Howdy from ICDL, Bloomington, IN

It is just after 4:30ESST, and I have now delivered my talk at the ICDL conference so the pressure is off. The standard of talks has been extremely high and I was SO nervous before my talk, I was shivering and having to clench lest I let rip !! In fact I was up at 4 this morning working on my presentation so I am knackered now! (and we dont finish till 10pm - 18 hours of intellectual overload!!)

In the end the talk went really well. I have had a lot of really positive comments about it (from Jun Tani, Max Lungarella, Koh Hosada, Shimon Edelman, Giorgio Metta to name just a few) and I think, somehow, I pulled it off. It was really strange because this was the first time that I've given a talk to such a large audience. Its a single strand conference and I think all the participants of ICDL were present - this is due, I think , to the timing of my talk just before one of the main Keynote speeches, not to them coming along to our talk as such!

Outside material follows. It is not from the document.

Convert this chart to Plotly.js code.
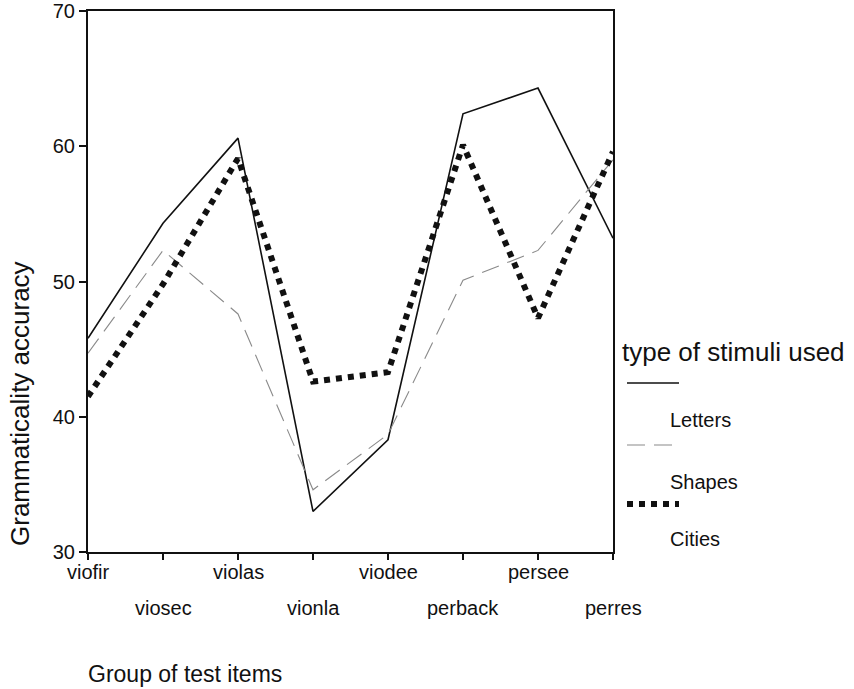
<!DOCTYPE html>
<html>
<head>
<meta charset="utf-8">
<script src="https://cdn.plot.ly/plotly-3.0.1.min.js"></script>
<style>html,body{margin:0;padding:0;background:#fff;}#chart{width:854px;height:689px;}</style>
</head>
<body>
<div id="chart"></div>
<script>
const categories = ["viofir","viosec","violas","vionla","viodee","perback","persee","perres"];
const letters = [45.8, 54.3, 60.6, 33.0, 38.3, 62.4, 64.3, 53.2];
const shapes  = [44.7, 52.3, 47.6, 34.6, 38.7, 50.1, 52.3, 59.0];
const cities  = [41.5, 49.8, 59.1, 42.6, 43.3, 60.1, 47.3, 59.6];
const yTicks = [30, 40, 50, 60, 70];
const seriesNames = ["Letters", "Shapes", "Cities"];
const legendTitle = "type of stimuli used";
const xTitle = "Group of test items";
const yTitle = "Grammaticality accuracy";

const idx = categories.map((c, i) => i);
const FONT = "Liberation Sans, Arial, sans-serif";

const traces = [
  {x: idx, y: letters, mode: "lines", name: seriesNames[0], line: {color: "#111", width: 1.6}},
  {x: idx, y: shapes, mode: "lines", name: seriesNames[1], line: {color: "#8a8a8a", width: 1.1, dash: "18px,9px"}},
  {x: idx, y: cities, mode: "lines", name: seriesNames[2], line: {color: "#111", width: 6, dash: "6px,6px"}}
];

const annotations = [];
categories.forEach((c, i) => {
  annotations.push({x: i, xref: "x", y: 0, yref: "paper", yshift: (i % 2 === 0) ? -20 : -56,
    text: c, showarrow: false, font: {family: FONT, size: 20, color: "#111"}, xanchor: "center", yanchor: "middle"});
});
annotations.push({x: -88/525, xref: "paper", y: 0, yref: "paper", xshift: 20, yshift: 148,
  text: yTitle, textangle: -90, showarrow: false, font: {family: FONT, size: 26, color: "#111"},
  xanchor: "center", yanchor: "middle"});
annotations.push({x: 0, xref: "paper", y: 0, yref: "paper", yshift: -122, xshift: -2,
  text: xTitle, showarrow: false, font: {family: FONT, size: 23, color: "#111"}, xanchor: "left", yanchor: "middle"});
annotations.push({x: 1, xref: "paper", y: 0, yref: "paper", xshift: 7, yshift: 200,
  text: legendTitle, showarrow: false, font: {family: FONT, size: 26, color: "#111"}, xanchor: "left", yanchor: "middle"});

const legendRows = [
  {line: 383, text: 420},
  {line: 445, text: 482},
  {line: 504, text: 539}
];
const shapesList = [];
legendRows.forEach((r, k) => {
  const tr = traces[k];
  shapesList.push({type: "line", xref: "paper", yref: "paper",
    x0: 1 + 14/525, x1: 1 + 66/525, y0: (552 - r.line)/541, y1: (552 - r.line)/541,
    line: {color: tr.line.color, width: tr.line.width, dash: tr.line.dash || "solid"}});
  annotations.push({x: 1 + 55/525, xref: "paper", y: (552 - r.text)/541, yref: "paper",
    text: seriesNames[k], showarrow: false, font: {family: FONT, size: 20, color: "#111"},
    xanchor: "left", yanchor: "middle"});
});

const layout = {
  width: 854, height: 689,
  margin: {l: 88, r: 241, t: 11, b: 137, pad: 0},
  paper_bgcolor: "#fff", plot_bgcolor: "#fff",
  showlegend: false,
  font: {family: FONT, size: 20, color: "#111"},
  xaxis: {range: [0, 7], tickvals: idx, showticklabels: false, ticks: "outside", ticklen: 6, tickwidth: 2,
    tickcolor: "#111", showline: true, linecolor: "#111", linewidth: 2, mirror: true, showgrid: false, zeroline: false,
    fixedrange: true},
  yaxis: {range: [30, 70], tickvals: yTicks, ticks: "outside", ticklen: 7, tickwidth: 2, tickcolor: "#111",
    showline: true, linecolor: "#111", linewidth: 2, mirror: true, showgrid: false, zeroline: false,
    tickfont: {family: FONT, size: 20, color: "#111"}, fixedrange: true},
  annotations: annotations,
  shapes: shapesList
};

Plotly.newPlot("chart", traces, layout, {staticPlot: true, displayModeBar: false});
</script>
</body>
</html>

In any case, it is done now and I can relax and enjoy the rest of the conference.

I will try to post my talk on my website soon, maybe without the video. This reminds me that I really need to revamp my website. Manyana!

Thursday, June 01, 2006

The man in black

I am sat watching the man in black - no not the inimitable Mr J. Cash, but the venerable Japanese roboticist Professor Ishiguro-San.

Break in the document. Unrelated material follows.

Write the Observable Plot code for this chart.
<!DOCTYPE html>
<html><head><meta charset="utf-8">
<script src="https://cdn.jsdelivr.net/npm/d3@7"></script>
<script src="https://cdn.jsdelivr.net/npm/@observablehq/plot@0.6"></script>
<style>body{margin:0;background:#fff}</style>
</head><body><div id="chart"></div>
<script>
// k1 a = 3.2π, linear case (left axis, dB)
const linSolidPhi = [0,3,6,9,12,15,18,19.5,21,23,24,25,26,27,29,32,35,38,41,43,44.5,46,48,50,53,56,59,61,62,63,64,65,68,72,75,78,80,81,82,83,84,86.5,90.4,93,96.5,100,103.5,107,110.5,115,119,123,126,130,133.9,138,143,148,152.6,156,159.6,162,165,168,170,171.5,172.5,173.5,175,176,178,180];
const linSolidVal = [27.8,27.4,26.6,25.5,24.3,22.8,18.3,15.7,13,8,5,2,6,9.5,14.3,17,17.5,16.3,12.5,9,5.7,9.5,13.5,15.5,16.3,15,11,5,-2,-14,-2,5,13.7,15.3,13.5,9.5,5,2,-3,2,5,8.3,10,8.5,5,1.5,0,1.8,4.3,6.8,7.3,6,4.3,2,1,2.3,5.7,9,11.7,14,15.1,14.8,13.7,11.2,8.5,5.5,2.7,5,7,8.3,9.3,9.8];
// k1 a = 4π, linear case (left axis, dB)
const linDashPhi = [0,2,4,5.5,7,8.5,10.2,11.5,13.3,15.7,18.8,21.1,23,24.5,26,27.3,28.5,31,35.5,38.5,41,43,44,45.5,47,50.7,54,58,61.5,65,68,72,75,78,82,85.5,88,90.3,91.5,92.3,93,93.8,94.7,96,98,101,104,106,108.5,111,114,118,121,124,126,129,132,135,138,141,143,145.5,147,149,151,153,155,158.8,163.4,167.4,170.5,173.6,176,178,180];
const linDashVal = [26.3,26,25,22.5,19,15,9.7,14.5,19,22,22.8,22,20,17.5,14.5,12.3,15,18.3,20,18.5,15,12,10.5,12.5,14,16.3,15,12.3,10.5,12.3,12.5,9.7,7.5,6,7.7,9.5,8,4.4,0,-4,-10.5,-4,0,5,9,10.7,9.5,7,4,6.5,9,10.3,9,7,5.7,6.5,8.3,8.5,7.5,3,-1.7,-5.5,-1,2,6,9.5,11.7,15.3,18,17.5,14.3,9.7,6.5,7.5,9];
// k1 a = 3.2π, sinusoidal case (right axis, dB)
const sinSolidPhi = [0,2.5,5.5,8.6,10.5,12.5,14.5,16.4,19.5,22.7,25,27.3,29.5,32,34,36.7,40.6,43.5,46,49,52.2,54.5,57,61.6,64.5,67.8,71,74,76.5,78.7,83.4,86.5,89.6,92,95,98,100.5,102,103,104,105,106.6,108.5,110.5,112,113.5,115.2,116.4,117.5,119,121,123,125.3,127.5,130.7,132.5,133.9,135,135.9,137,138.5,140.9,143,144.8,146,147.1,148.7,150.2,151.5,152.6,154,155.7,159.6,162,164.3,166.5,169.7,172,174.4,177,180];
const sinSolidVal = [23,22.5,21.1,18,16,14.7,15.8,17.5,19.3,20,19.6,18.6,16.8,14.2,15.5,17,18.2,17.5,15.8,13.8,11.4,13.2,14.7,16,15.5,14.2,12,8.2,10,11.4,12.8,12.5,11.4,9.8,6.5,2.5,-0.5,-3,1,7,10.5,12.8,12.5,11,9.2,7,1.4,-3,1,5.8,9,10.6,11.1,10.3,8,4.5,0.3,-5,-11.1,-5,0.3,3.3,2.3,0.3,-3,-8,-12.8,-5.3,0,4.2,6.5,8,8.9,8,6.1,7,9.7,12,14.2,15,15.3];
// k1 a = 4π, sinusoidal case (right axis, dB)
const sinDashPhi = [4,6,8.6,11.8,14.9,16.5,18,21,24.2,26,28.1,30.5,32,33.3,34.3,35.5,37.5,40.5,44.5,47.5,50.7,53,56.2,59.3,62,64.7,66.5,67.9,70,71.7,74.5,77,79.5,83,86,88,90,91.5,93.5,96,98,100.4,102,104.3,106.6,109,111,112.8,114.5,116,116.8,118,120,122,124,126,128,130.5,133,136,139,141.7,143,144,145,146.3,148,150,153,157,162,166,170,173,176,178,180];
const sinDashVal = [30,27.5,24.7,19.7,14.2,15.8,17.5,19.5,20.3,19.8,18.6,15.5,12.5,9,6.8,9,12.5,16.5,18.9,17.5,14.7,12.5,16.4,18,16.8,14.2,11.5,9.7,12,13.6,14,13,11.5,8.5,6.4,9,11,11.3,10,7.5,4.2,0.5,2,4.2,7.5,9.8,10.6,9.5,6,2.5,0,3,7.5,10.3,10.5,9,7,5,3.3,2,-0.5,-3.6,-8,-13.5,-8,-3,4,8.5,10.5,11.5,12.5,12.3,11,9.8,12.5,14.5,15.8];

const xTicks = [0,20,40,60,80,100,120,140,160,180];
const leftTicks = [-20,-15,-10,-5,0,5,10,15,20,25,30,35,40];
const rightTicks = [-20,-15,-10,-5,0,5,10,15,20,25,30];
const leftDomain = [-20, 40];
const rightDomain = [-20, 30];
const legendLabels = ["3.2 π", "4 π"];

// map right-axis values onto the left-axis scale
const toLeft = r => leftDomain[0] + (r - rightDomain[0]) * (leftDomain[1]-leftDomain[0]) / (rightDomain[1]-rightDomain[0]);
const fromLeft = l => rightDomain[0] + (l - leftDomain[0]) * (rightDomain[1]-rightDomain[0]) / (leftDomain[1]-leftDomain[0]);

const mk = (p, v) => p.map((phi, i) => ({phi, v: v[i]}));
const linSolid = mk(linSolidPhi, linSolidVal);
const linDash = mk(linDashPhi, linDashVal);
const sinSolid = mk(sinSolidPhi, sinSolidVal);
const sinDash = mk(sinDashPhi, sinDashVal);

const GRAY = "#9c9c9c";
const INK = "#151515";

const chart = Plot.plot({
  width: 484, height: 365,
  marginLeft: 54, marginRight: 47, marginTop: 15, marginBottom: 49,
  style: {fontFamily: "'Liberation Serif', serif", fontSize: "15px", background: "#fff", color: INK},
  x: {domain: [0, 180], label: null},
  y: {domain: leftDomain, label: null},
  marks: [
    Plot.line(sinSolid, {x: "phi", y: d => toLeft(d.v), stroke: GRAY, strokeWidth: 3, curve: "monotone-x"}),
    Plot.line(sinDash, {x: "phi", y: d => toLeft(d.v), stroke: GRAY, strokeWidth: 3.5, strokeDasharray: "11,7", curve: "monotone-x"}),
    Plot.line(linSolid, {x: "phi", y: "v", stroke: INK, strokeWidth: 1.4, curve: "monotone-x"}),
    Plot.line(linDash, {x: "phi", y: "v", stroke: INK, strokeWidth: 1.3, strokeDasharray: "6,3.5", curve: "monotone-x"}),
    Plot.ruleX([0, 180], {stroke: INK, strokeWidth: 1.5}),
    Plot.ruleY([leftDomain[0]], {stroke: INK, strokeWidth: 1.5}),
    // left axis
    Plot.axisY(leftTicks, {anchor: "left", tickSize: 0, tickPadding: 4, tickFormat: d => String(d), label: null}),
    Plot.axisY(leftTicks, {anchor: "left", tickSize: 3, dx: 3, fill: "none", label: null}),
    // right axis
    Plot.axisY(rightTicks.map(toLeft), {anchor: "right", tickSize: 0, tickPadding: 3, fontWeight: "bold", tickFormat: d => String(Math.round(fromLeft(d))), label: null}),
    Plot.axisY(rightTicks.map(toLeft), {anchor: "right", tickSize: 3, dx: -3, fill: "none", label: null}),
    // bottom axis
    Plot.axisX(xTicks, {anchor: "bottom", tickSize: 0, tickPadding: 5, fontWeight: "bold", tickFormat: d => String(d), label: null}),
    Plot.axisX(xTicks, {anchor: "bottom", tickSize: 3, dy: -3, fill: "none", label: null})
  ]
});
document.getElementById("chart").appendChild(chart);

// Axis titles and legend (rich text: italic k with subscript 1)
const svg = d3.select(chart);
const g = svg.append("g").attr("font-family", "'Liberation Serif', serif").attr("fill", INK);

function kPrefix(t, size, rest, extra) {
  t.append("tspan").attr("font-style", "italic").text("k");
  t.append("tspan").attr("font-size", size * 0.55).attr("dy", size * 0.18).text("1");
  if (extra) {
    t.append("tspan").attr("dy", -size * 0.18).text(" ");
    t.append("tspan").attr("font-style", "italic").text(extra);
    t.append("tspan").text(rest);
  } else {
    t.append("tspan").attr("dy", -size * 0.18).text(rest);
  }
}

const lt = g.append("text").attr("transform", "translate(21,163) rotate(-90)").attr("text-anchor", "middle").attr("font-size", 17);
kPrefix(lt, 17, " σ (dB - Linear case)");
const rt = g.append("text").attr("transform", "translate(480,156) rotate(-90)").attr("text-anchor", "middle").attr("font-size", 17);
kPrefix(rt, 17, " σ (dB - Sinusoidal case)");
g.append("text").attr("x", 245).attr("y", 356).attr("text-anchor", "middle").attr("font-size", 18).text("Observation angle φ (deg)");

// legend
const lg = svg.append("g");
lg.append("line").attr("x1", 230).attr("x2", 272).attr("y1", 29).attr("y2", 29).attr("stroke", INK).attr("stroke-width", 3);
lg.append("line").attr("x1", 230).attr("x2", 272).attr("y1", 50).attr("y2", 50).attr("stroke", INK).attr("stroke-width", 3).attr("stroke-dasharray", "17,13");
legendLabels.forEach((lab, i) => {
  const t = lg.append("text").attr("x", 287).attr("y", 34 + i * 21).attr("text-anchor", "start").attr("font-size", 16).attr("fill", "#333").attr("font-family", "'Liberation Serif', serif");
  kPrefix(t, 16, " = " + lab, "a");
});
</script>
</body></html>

I love Japanese robotics, its always so technically competent but rarely tells us much about human cognition and human social interaction. However, Ishiguro-san appears to be talking about social interaction, but I am not sure of his point - it is all so pre-programmed and designed. The intelligence is in the designer, not the builder. Mind you the robot is hot! ;)

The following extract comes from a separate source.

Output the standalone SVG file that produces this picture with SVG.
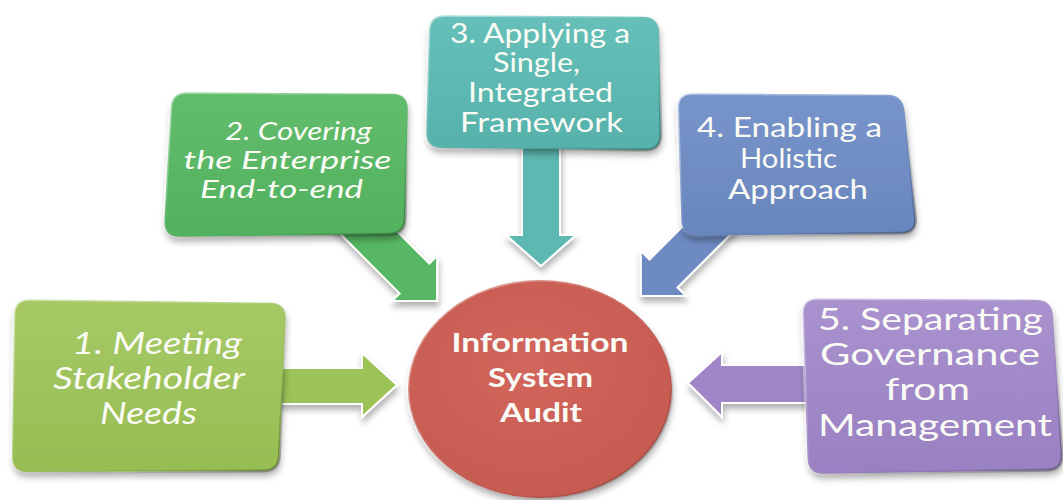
<svg xmlns="http://www.w3.org/2000/svg" width="1063" height="500" viewBox="0 0 1063 500">
  <defs>
    <style>
      .lbl { font-family: Lato, "Open Sans", "DejaVu Sans", sans-serif; fill: #fbfbf6; text-anchor: middle; }
      .it { font-style: italic; }
      .bold { font-weight: bold; }
      .box { stroke: url(#bevel); stroke-width: 3; filter: url(#shadow); }
      .arrow { stroke: #ffffff; stroke-width: 2; stroke-linejoin: miter; filter: url(#shadow); }
    </style>
    <filter id="shadow" x="-10%" y="-10%" width="125%" height="130%">
      <feDropShadow dx="1" dy="5" stdDeviation="3" flood-color="#000000" flood-opacity="0.3"/>
    </filter>
    <linearGradient id="bevel" x1="0" y1="0" x2="1" y2="1">
      <stop offset="0" stop-color="#ffffff" stop-opacity="0.55"/>
      <stop offset="0.45" stop-color="#ffffff" stop-opacity="0.1"/>
      <stop offset="0.7" stop-color="#000000" stop-opacity="0.05"/>
      <stop offset="1" stop-color="#000000" stop-opacity="0.3"/>
    </linearGradient>
    <linearGradient id="g1" x1="0" y1="0" x2="0" y2="1">
      <stop offset="0" stop-color="#a6c966"/>
      <stop offset="1" stop-color="#96bd52"/>
    </linearGradient>
    <linearGradient id="g2" x1="0" y1="0" x2="0" y2="1">
      <stop offset="0" stop-color="#62bd6c"/>
      <stop offset="1" stop-color="#52b15e"/>
    </linearGradient>
    <linearGradient id="g3" x1="0" y1="0" x2="0" y2="1">
      <stop offset="0" stop-color="#66bfb9"/>
      <stop offset="1" stop-color="#56b2ab"/>
    </linearGradient>
    <linearGradient id="g4" x1="0" y1="0" x2="0" y2="1">
      <stop offset="0" stop-color="#7895cb"/>
      <stop offset="1" stop-color="#6885bd"/>
    </linearGradient>
    <linearGradient id="g5" x1="0" y1="0" x2="0" y2="1">
      <stop offset="0" stop-color="#aa92cf"/>
      <stop offset="1" stop-color="#9980c2"/>
    </linearGradient>
    <radialGradient id="gc" cx="0.45" cy="0.4" r="0.65">
      <stop offset="0" stop-color="#d2665c"/>
      <stop offset="1" stop-color="#c55a50"/>
    </radialGradient>
  </defs>

  <!-- block arrows pointing at the centre -->
  <g id="connectors">
    <polygon class="arrow" fill="#9cc259" points="270,368 362,368 362,353 397,385 362,417 362,404 270,404"/>
    <polygon class="arrow" fill="#58b764" points="333.2,226.8 399.6,293.4 391.9,301.1 437.1,301.1 437.1,255.9 429.4,263.7 362.9,197.1"/>
    <polygon class="arrow" fill="#5cb8b1" points="522,140 522,235 506,235 541,266 576,235 560,235 560,140"/>
    <polygon class="arrow" fill="#6d8ac3" points="714.5,194.5 649.5,259.5 640.9,250.9 640.9,296.1 686.1,296.1 677.5,287.5 742.5,222.5"/>
    <polygon class="arrow" fill="#9f86c6" points="820,365 722,365 722,352 688,383 722,417 722,403 820,403"/>
  </g>

  <g id="node-1">
    <path class="box" fill="url(#g1)" d="M30,299.2 L270,302.8 Q286,303 285.6,319 L279.4,455 Q279,471 263,471 L28,472 Q12,472 12.2,456 L13.8,315 Q14,299 30,299.2 Z"/>
    <text class="lbl it" font-size="31"><tspan x="157" y="354" textLength="170" lengthAdjust="spacingAndGlyphs">1. Meeting</tspan><tspan x="149" y="389" textLength="192" lengthAdjust="spacingAndGlyphs">Stakeholder</tspan><tspan x="148.5" y="424" textLength="97" lengthAdjust="spacingAndGlyphs">Needs</tspan></text>
  </g>

  <g id="node-2">
    <path class="box" fill="url(#g2)" d="M187,92.2 L392,93.8 Q408,94 407.8,110 L405.2,218 Q405,234 389,234.2 L180,236.8 Q164,237 164.4,221 L170.6,108 Q171,92 187,92.2 Z"/>
    <text class="lbl it" font-size="25"><tspan x="298.5" y="140" textLength="147" lengthAdjust="spacingAndGlyphs">2. Covering</tspan><tspan x="287.5" y="169" textLength="208" lengthAdjust="spacingAndGlyphs">the Enterprise</tspan><tspan x="281.5" y="198" textLength="163" lengthAdjust="spacingAndGlyphs">End-to-end</tspan></text>
  </g>

  <g id="node-3">
    <path class="box" fill="url(#g3)" d="M445,15.2 L643,16.8 Q659,17 659.2,33 L660.8,134 Q661,150 645,149.9 L442,148.1 Q426,148 426.3,132 L428.7,31 Q429,15 445,15.2 Z"/>
    <text class="lbl" font-size="26"><tspan x="540" y="43" textLength="180" lengthAdjust="spacingAndGlyphs">3. Applying a</tspan><tspan x="536.5" y="72" textLength="87" lengthAdjust="spacingAndGlyphs">Single,</tspan><tspan x="540.5" y="102" textLength="145" lengthAdjust="spacingAndGlyphs">Integrated</tspan><tspan x="541.5" y="132" textLength="163" lengthAdjust="spacingAndGlyphs">Framework</tspan></text>
  </g>

  <g id="node-4">
    <path class="box" fill="url(#g4)" d="M693,93.2 L887,94.8 Q903,95 904.6,111 L915.4,217 Q917,233 901,233.2 L698,235.8 Q682,236 681.4,220 L677.6,109 Q677,93 693,93.2 Z"/>
    <text class="lbl" font-size="27"><tspan x="789.5" y="137" textLength="185" lengthAdjust="spacingAndGlyphs">4. Enabling a</tspan><tspan x="788.5" y="168" textLength="97" lengthAdjust="spacingAndGlyphs">Holistic</tspan><tspan x="798" y="199" textLength="140" lengthAdjust="spacingAndGlyphs">Approach</tspan></text>
  </g>

  <g id="node-5">
    <path class="box" fill="url(#g5)" d="M818,298.2 L1036,299.8 Q1052,300 1053,316 L1062,454 Q1063,470 1047,470.3 L824,473.7 Q808,474 807.6,458 L802.4,314 Q802,298 818,298.2 Z"/>
    <text class="lbl" font-size="30"><tspan x="930.5" y="330" textLength="225" lengthAdjust="spacingAndGlyphs">5. Separating</tspan><tspan x="930" y="365" textLength="220" lengthAdjust="spacingAndGlyphs">Governance</tspan><tspan x="927.5" y="400" textLength="85" lengthAdjust="spacingAndGlyphs">from</tspan><tspan x="935" y="436" textLength="234" lengthAdjust="spacingAndGlyphs">Management</tspan></text>
  </g>

  <g id="node-centre">
    <ellipse class="box" fill="url(#gc)" cx="540" cy="389" rx="132" ry="109"/>
    <text class="lbl bold" font-size="26"><tspan x="540" y="352" textLength="177" lengthAdjust="spacingAndGlyphs">Information</tspan><tspan x="540.5" y="387" textLength="105" lengthAdjust="spacingAndGlyphs">System</tspan><tspan x="541" y="422" textLength="82" lengthAdjust="spacingAndGlyphs">Audit</tspan></text>
  </g>
</svg>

There are exceptions though - two talks before a truely original Japanese robotics research gave us his view. Heideki Kozima-san showed Keepon. Not complicated, just a couple of squashy balls with eyes and nose. And yet, it really coerces true emotive and empathic responses from children (bot normally developing and autistic) and adults (the whole auditorium laughed and cooed at the right time).